Writing about Dr. Andrade and colleagues’ research recently in the Journal of the American Medical Association, Jennifer Abbasi notes how surprising the study will be to many people. “The mouth may seem like a strange place to search for a culprit in a disease that primarily affects the joints,” she writes.
Specifically, the study found the following:
- Nearly half of patients with RA in the study had evidence of Aa infection, compared to just 11 percent of healthy individuals, who didn’t have RA.
- In patients genetically susceptible to RA, exposure to the bacterium Aa was an important factor in the production of antibodies to citrullinated proteins.

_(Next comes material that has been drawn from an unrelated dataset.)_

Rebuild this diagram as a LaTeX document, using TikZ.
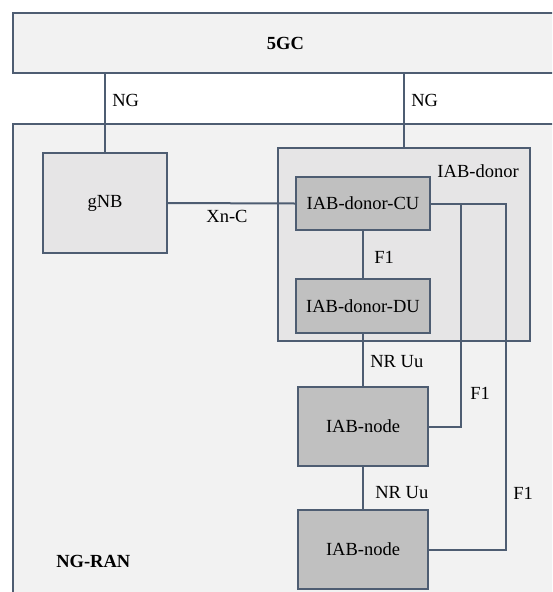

The process of citrullination occurs naturally in every person, in order to regulate protein function, but in those with RA, it becomes overactive, which results in hypercitrullination, Dr. Andrade explains. That leads to abnormal amassing of citrullinated proteins, which drives production of antibodies against those proteins. The antibodies create inflammation and attack joints in RA patients.
The new research is exciting, but Dr. Andrade cautions against overstating what it means.

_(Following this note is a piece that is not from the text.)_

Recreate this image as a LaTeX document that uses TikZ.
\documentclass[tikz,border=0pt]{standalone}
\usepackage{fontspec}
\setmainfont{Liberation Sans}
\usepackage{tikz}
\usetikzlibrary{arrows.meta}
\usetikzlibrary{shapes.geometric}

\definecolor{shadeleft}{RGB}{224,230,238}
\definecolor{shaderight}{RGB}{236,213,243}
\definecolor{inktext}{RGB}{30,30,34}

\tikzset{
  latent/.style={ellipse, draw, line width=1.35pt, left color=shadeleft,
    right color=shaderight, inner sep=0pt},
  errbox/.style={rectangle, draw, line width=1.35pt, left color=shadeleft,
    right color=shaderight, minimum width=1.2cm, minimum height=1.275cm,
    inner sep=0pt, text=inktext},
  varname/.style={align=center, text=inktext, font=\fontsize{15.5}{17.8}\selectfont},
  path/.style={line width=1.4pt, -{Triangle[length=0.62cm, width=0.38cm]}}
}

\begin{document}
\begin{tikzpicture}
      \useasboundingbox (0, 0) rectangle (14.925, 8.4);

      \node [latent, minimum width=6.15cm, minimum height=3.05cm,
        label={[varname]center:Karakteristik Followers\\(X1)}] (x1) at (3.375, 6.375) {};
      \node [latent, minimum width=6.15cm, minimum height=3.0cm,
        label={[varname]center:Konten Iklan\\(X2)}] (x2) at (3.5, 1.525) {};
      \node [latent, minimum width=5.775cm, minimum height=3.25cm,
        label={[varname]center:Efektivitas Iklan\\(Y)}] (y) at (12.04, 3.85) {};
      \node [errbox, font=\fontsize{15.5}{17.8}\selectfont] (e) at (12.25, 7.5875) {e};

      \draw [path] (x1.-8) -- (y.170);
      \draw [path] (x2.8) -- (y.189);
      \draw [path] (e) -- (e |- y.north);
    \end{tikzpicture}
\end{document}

“Patients must be aware that our research cannot yet be applied to novel diagnostic tests or to make changes in the current therapies for patients with RA,” he says. “Nevertheless, regardless of these limitations, patients should know about the strong association between gum disease and rheumatoid arthritis.”

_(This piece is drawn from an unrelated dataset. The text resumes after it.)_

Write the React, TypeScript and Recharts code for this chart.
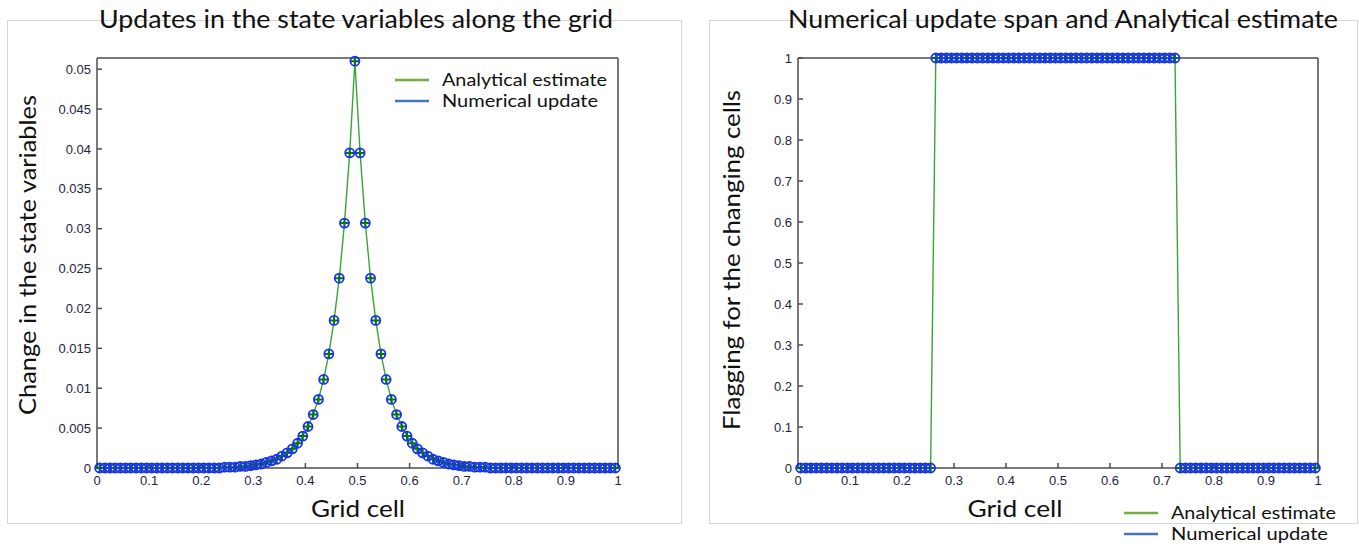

He and his co-authors, as well colleagues elsewhere, are trying to identify better ways to treat — and potentially cure — RA patients, and they’re doing that by studying gum diseases. His group’s findings await independent validation, he says, and direct demonstration is needed that the kind of bacterium can induce RA in experimental models.
“About 50 percent of the study participants who had RA had no evidence of infection with Aa, which may indicate that other bacteria in the gut, lung, or elsewhere could be using a similar mechanism to induce hypercitrullination,” he says. “Identifying such bacteria is part of the next plan for the future.”
Clinical studies will also play a vital role in guiding the translation and understanding of the findings to bedsides, and to determining whether the data can be used to improve treatment strategies or to help at-risk patients from a preventative perspective.
“Patients should be evaluated and seek treatment if they have periodontal disease,” Dr. Andrade says. “Importantly, gum disease is not only associated with RA, but has been linked to other chronic diseases. Healthy individuals should be aware that having an appropriate oral hygiene is not only about the aesthetic of the mouth, but might be relevant to prevent serious diseases such as RA.”